The governor of even our little insular state is an important person whose duties require travel, both about the state and to our nation’s capital, among other venues. Arkansas governors have tended to gain a measure of national respect and prestigious offices like chairmanships of governors’ associations. No one should begrudge the governor’s travel to perform the ceremonial and substantive functions of those jobs.
The Arkansas Times began raising questions about the governor’s and his wife’s taxpayer-paid travels three years ago, suggesting that it was not all official business and that the state should not be subsidizing personal and political journeys.
There were Mrs. Huckabee’s flights to Okla-homa to visit friends and many flights to the first couple’s weekend getaway in southwest Arkansas. The Arkansas Democrat-Gazette Sunday identified a number of trips to Iowa, New Hampshire and South Carolina, the early presidential primary states.

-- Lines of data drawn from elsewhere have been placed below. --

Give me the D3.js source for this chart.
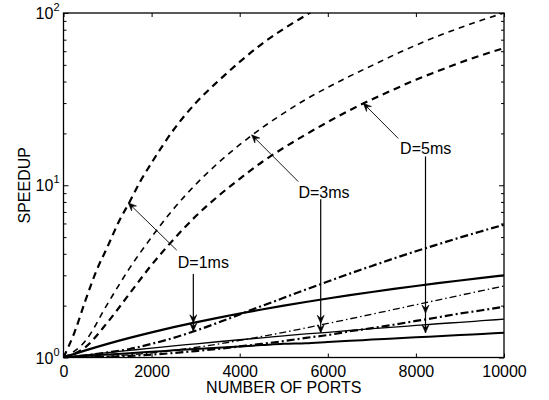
<!DOCTYPE html>
<html><head><meta charset="utf-8">
<script src="https://cdn.jsdelivr.net/npm/d3@7"></script>
<style>
body{margin:0;background:#fff}
text{font-family:Arial,"Liberation Sans",Helvetica,sans-serif;fill:#000}
</style>
</head><body><svg id="c" width="549" height="400"></svg>
<script>
// ---- data ----
const xTicks = [0, 2000, 4000, 6000, 8000, 10000];
const yTicks = [1, 10, 100];
const yTickExp = ["0", "1", "2"];
const xTitle = "NUMBER OF PORTS";
const yTitle = "SPEEDUP";

const portsA = [0, 250, 500, 750, 1000, 1250, 1500, 1750, 2000, 2500, 3000, 3500, 4000, 4500, 5000, 5500, 6000];
const dashA  = [1, 1.4, 2.15, 3.2, 4.4, 6.1, 8.0, 10.6, 13.5, 21, 30, 40, 52, 66, 81, 97, 116];

const ports = [0, 500, 1000, 1500, 2000, 2500, 3000, 3500, 4000, 4500, 5000, 5500, 6000, 6500, 7000, 7500, 8000, 8500, 9000, 9500, 10000];
const dashB = [1, 1.25, 2.05, 3.3, 5.0, 7.3, 10.1, 13.4, 17.2, 21.5, 26.2, 31.5, 37, 43, 49.5, 57, 65, 73.5, 82, 91, 100];
const dashC = [1, 1.15, 1.6, 2.35, 3.45, 4.85, 6.6, 8.6, 10.9, 13.6, 16.5, 19.7, 23.3, 27.3, 31.5, 36, 41, 46, 51.5, 57, 62.5];
const solid1 = [1, 1.1, 1.2, 1.3, 1.4, 1.5, 1.6, 1.7, 1.8, 1.9, 2.0, 2.1, 2.2, 2.3, 2.4, 2.5, 2.6, 2.7, 2.8, 2.9, 3.0];
const dashDot1 = [1, 1.03, 1.07, 1.12, 1.2, 1.3, 1.43, 1.59, 1.78, 1.99, 2.22, 2.48, 2.76, 3.07, 3.4, 3.76, 4.14, 4.54, 4.97, 5.42, 5.9];
const solid2 = [1, 1.033, 1.067, 1.1, 1.134, 1.167, 1.2, 1.234, 1.268, 1.3, 1.335, 1.37, 1.4, 1.435, 1.47, 1.5, 1.535, 1.57, 1.6, 1.635, 1.67];
const dashDot2 = [1, 1.004, 1.016, 1.036, 1.064, 1.1, 1.144, 1.196, 1.256, 1.324, 1.4, 1.484, 1.576, 1.676, 1.784, 1.9, 2.024, 2.156, 2.296, 2.444, 2.6];
const solid3 = [1, 1.02, 1.04, 1.06, 1.08, 1.1, 1.12, 1.14, 1.16, 1.18, 1.2, 1.21, 1.23, 1.25, 1.27, 1.29, 1.31, 1.33, 1.35, 1.37, 1.39];
const dashDot3 = [1, 1.0025, 1.01, 1.022, 1.04, 1.062, 1.09, 1.122, 1.16, 1.2, 1.245, 1.3, 1.35, 1.42, 1.48, 1.55, 1.63, 1.71, 1.8, 1.88, 1.97];

// annotations: label text, label anchor (data), up-arrow tail/tip (data), down arrow x & target values
const annLabels = ["D=1ms", "D=3ms", "D=5ms"];
const annLabelX = [3174, 5914, 8222];
const annLabelY = [3.6, 9.18, 16.4];
const annUpTail = [[2570, 4.2], [5330, 10.5], [7600, 18.7]];
const annUpTip  = [[1471, 7.9], [4272, 19.6], [6806, 29.9]];
const annDownX  = [2947, 5839, 8218];
const annDownTop = [3.05, 8.3, 14.7];
const annDownHeads = [[1.59, 1.42], [1.58, 1.39], [1.81, 1.39]];

// ---- drawing ----
const svg = d3.select("#c");
const L = 63.5, R = 504, T = 13, B = 357.5;
const x = d3.scaleLinear().domain([0, 10000]).range([L, R]);
const y = d3.scaleLog().domain([1, 100]).range([B, T]);

svg.append("rect").attr("width", 549).attr("height", 400).attr("fill", "#fff");
svg.append("defs").append("clipPath").attr("id", "clip")
  .append("rect").attr("x", L).attr("y", T).attr("width", R - L).attr("height", B - T);

const minor = [];
[1, 10].forEach(d => { for (let k = 2; k <= 9; k++) minor.push(d * k); });

function styleAxis(g) {
  g.select(".domain").remove();
  g.selectAll("line").attr("stroke", "#000").attr("stroke-width", 1);
  g.selectAll("text").attr("font-size", 16).attr("fill", "#000");
}

svg.append("g").attr("transform", `translate(0,${B})`)
  .call(d3.axisBottom(x).tickValues(xTicks).tickFormat(d3.format("d")).tickSizeInner(-4).tickSizeOuter(0).tickPadding(8))
  .call(styleAxis);
svg.append("g").attr("transform", `translate(0,${T})`)
  .call(d3.axisTop(x).tickValues(xTicks).tickFormat("").tickSizeInner(-4).tickSizeOuter(0))
  .call(styleAxis);
svg.append("g").attr("transform", `translate(${L},0)`)
  .call(d3.axisLeft(y).tickValues(yTicks).tickFormat("").tickSizeInner(-5).tickSizeOuter(0))
  .call(styleAxis);
svg.append("g").attr("transform", `translate(${L},0)`)
  .call(d3.axisLeft(y).tickValues(minor).tickFormat("").tickSizeInner(-3).tickSizeOuter(0))
  .call(styleAxis);
svg.append("g").attr("transform", `translate(${R},0)`)
  .call(d3.axisRight(y).tickValues(yTicks).tickFormat("").tickSizeInner(-5).tickSizeOuter(0))
  .call(styleAxis);
svg.append("g").attr("transform", `translate(${R},0)`)
  .call(d3.axisRight(y).tickValues(minor).tickFormat("").tickSizeInner(-3).tickSizeOuter(0))
  .call(styleAxis);

// y tick labels 10^n
yTicks.forEach((v, i) => {
  const t = svg.append("text").attr("x", L - 4).attr("y", y(v) + 6)
    .attr("text-anchor", "end").attr("font-size", 16);
  t.append("tspan").text("10");
  t.append("tspan").attr("dy", -8).attr("font-size", 11).text(yTickExp[i]);
});

// axis titles
svg.append("text").attr("x", (L + R) / 2).attr("y", 393).attr("text-anchor", "middle")
  .attr("font-size", 16).text(xTitle);
svg.append("text").attr("transform", `translate(30,${(T + B) / 2}) rotate(-90)`)
  .attr("text-anchor", "middle").attr("font-size", 16).text(yTitle);

// series
const plot = svg.append("g").attr("clip-path", "url(#clip)");
const line = d3.line().x(d => x(d[0])).y(d => y(d[1])).curve(d3.curveMonotoneX);
const series = [
  {xs: portsA, ys: dashA, w: 2.2, dash: "7,5"},
  {xs: ports, ys: dashB, w: 1.6, dash: "6,5"},
  {xs: ports, ys: dashC, w: 2.2, dash: "7,5"},
  {xs: ports, ys: solid1, w: 2.2, dash: null},
  {xs: ports, ys: dashDot1, w: 2.2, dash: "8,3,2,3"},
  {xs: ports, ys: solid2, w: 1.3, dash: null},
  {xs: ports, ys: dashDot2, w: 1.3, dash: "7,3,1.5,3"},
  {xs: ports, ys: solid3, w: 2.0, dash: null},
  {xs: ports, ys: dashDot3, w: 2.2, dash: "8,3,2,3"}
];
series.forEach(s => {
  plot.append("path").datum(s.xs.map((v, i) => [v, s.ys[i]]))
    .attr("d", line).attr("fill", "none").attr("stroke", "#000")
    .attr("stroke-width", s.w).attr("stroke-dasharray", s.dash);
});

// frame
svg.append("rect").attr("x", L).attr("y", T).attr("width", R - L).attr("height", B - T)
  .attr("fill", "none").attr("stroke", "#000").attr("stroke-width", 1.3);

// arrowhead helper (vback style)
function head(px, py, ang) {
  const len = 8, wid = 3.5, back = 3;
  const ca = Math.cos(ang), sa = Math.sin(ang);
  const p = (u, v) => [px - u * ca - v * sa, py - u * sa + v * ca];
  const pts = [p(0, 0), p(len, wid), p(len - back, 0), p(len, -wid)];
  svg.append("path").attr("d", "M" + pts.map(q => q.join(",")).join("L") + "Z")
    .attr("fill", "#000").attr("stroke", "#000").attr("stroke-width", 0.6);
}

annLabels.forEach((lab, i) => {
  const tx = x(annUpTail[i][0]), ty = y(annUpTail[i][1]);
  const hx = x(annUpTip[i][0]), hy = y(annUpTip[i][1]);
  svg.append("line").attr("x1", tx).attr("y1", ty).attr("x2", hx).attr("y2", hy)
    .attr("stroke", "#000").attr("stroke-width", 0.9);
  head(hx, hy, Math.atan2(hy - ty, hx - tx));
  const dx = x(annDownX[i]);
  const yBot = y(annDownHeads[i][1]);
  svg.append("line").attr("x1", dx).attr("y1", y(annDownTop[i])).attr("x2", dx).attr("y2", yBot)
    .attr("stroke", "#000").attr("stroke-width", 1.2);
  annDownHeads[i].forEach(v => head(dx, y(v), Math.PI / 2));
  svg.append("text").attr("x", x(annLabelX[i])).attr("y", y(annLabelY[i]) + 6)
    .attr("text-anchor", "middle").attr("font-size", 16).text(lab);
});
</script>
</body></html>
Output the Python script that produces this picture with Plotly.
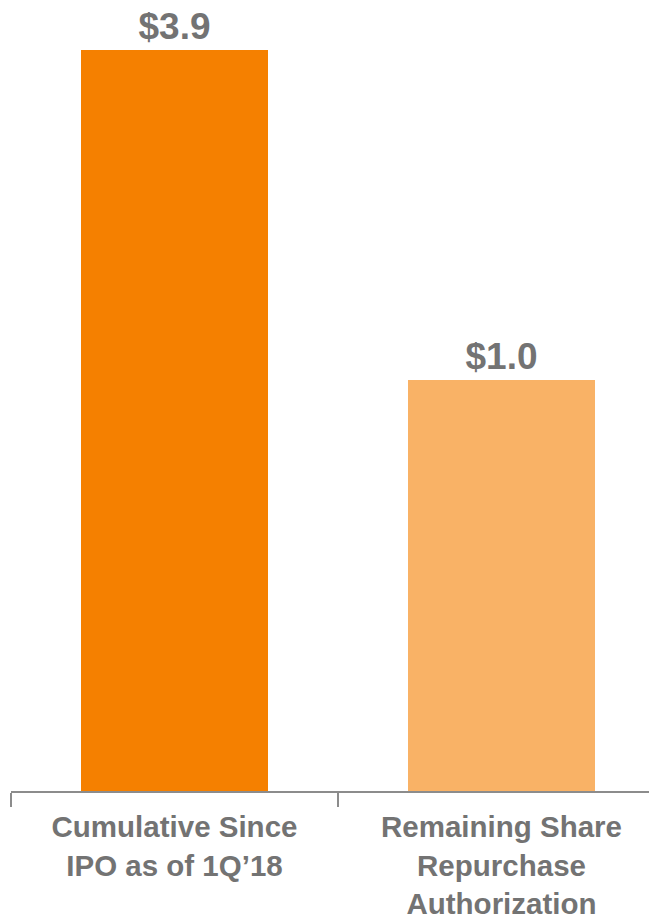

Huckabee has refused for years to discuss the State Police flights with the Times because he says the paper does not report on him accurately. The Democrat-Gazette story said the governor refused to talk to its reporters about the travel because they edited and twisted his words. On a radio call-in show the other day, he said all the trips involved at least some official business, although there might have been personal and political events sandwiched around it. He wrote a policy in 1997 spelling out that he would not use the State Police aircraft for out-of-state trips that were “solely” for political or religious purposes or for personal business. An aide said then that the governor would reimburse the state from his campaign funds for part of the costs of any flights that happened to involve political events. The State Police said there had been no reimbursements.
What do others do? Bill Clinton, a similarly ambitious governor, did not use a state plane and paid for his gallivanting from campaign funds. The Republican governors of Texas and Missouri don’t let taxpayers pay for their air travel. Mississippi and Tennessee require extensive details on the state business involved in flights on state aircraft.
Who can say whether the Huckabees abused the office by charging taxpayers for personal and political business in the 731 flights they took on State Police planes from July 1996 through 2005?
We must give them the benefit of doubt. But we confidently surmise one thing: As it is in so much else in the realm of public ethics, Arkansas is woefully lax in enforcing good behavior by its servants. The state should require detailed records and strict accounting for public travel by officeholders. Until it does, some politician sometime is liable to cheat.